Yes, many of the Democratic consultants are just awful, and continue to run the same cookie-cutter campaigns that no longer appeal to voters:
PHOENIX—Good morning from Netroots Nation, the 10th annual gathering of 3,000 progressive activists, many of whom work for prominent interest groups on the left. With 2016 heating up – Bernie Sanders and Martin O’Malley speak here tomorrow – a central focus of the meeting is pulling the Democratic Party to the left during the nominating fight and beyond. Progressive activists, still processing last year’s thumping in the midterm elections, blame the Democratic establishment for blowing it by trying to water-down differences with Republicans.
“People don’t vote because they’re tired of lip service. Our party hasn’t been as bold … as in generations past,” said EJ Juárez, the director of Progressive Majority Washington, an organization in Washington state that tries to recruit and elect liberals to office. He complained that the rank-and-file have “ceded our souls” to Democratic operatives. Asked what went wrong in 2014, he identified “a consultant problem” that led candidates to play for the center when they should have been trying to fire-up true believers. “We live in blue states that don’t act very blue,” he said.
Nina Turner, the former minority whip of the Ohio state Senate, was the Democratic nominee for secretary of state last year and lost by 24 points. She complained that a veteran Democratic operative told her to downplay her race to appeal in rural parts of the Buckeye State. “I had a consultant say, ‘You happen to be black … Now, listen, don’t draw too much attention to your ethnicity,’” she recalled. “We’ve got to have a mindset change … I don’t happen to be; I am! … Any consultant that advises you to leave a group behind should be fired.”
Robert Cruickshank, a senior campaign manager at Democracy for America, the outside group founded by Howard Dean, moderated a panel yesterday afternoon on “Reversing the Democratic Collapse in the States.” He recalled arguing with consultants about which voters to spend their money targeting. They wanted to send mailers to the most reliable voters, while he wanted to invest in getting drop-off voters engaged. “A lot of Democratic candidates probably don’t speak enough to the base,” he said.

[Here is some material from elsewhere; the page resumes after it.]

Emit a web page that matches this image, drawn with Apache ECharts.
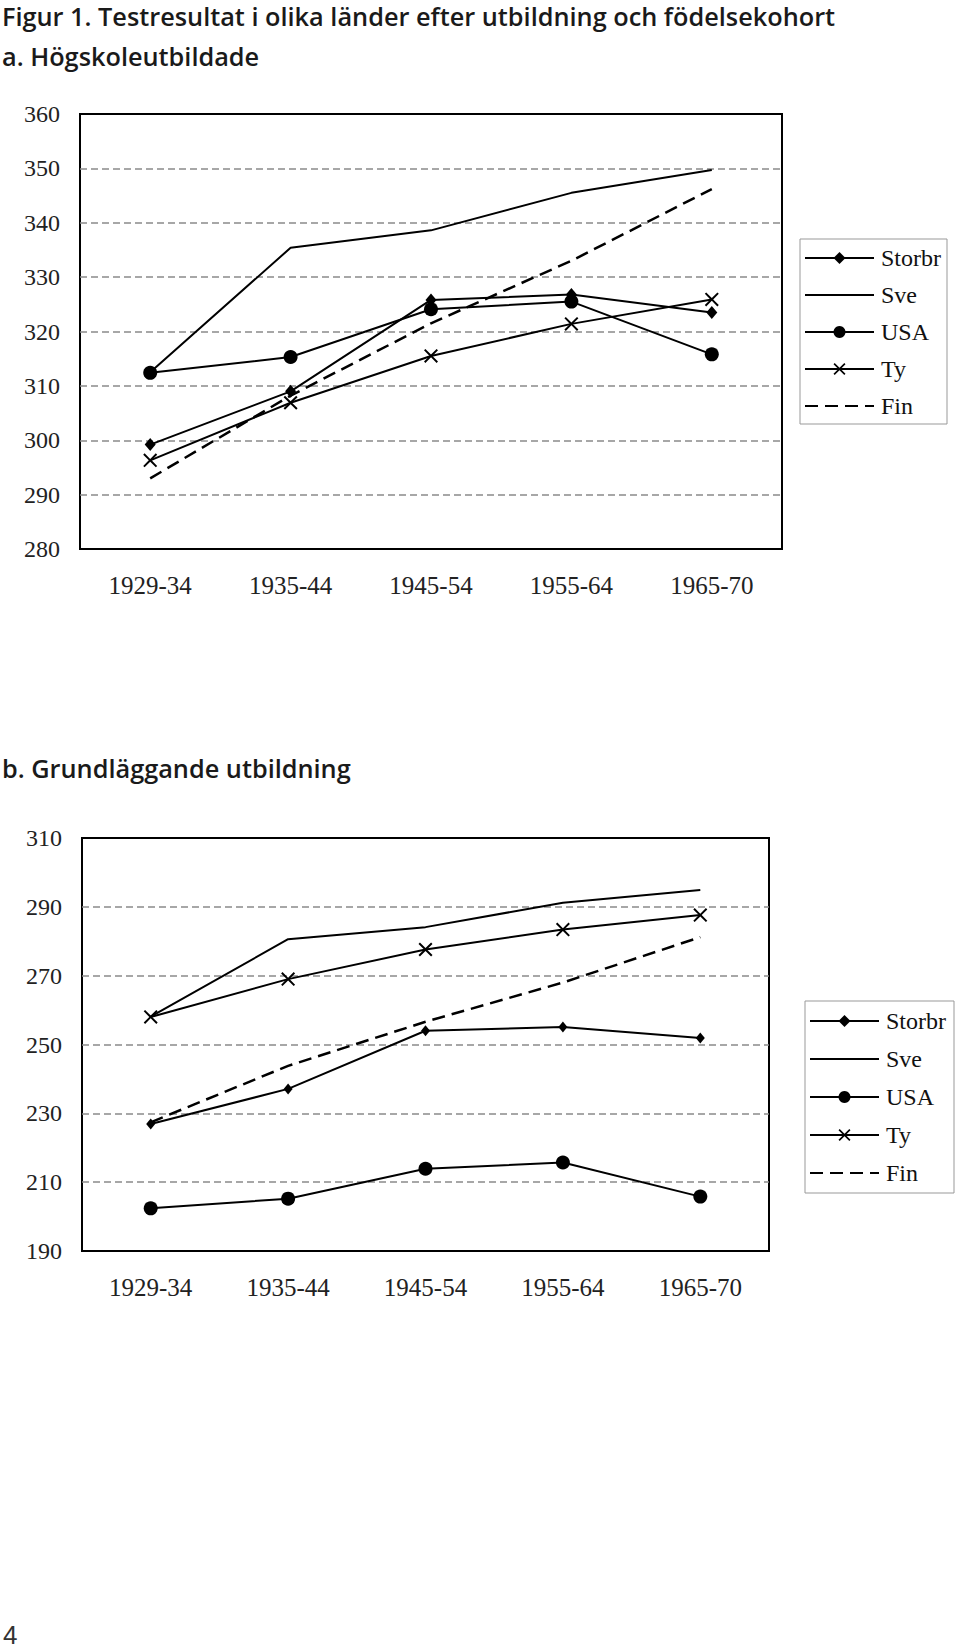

— Many liberals are interested in running the same playbook that’s been used successfully by groups like Heritage Action, the Senate Conservatives Fund and the Club for Growth to pull the Republican Party to the right. Turner, of Ohio, said that progressives should employ scorecards to keep track of which Democrats actually follow through on their liberal rhetoric during tough votes, something that conservative groups have successfully used to put fear in the hearts of establishment Republicans.
I don't know that simply switching to a progressive litmus test is the best solution, because progressives will always differ in good faith on some subjects (check out the controversy over the current attempt to overhaul No Child Left Behind) and some issues are too complex to see clearly. But in general, yes, we need to hold candidates accountable.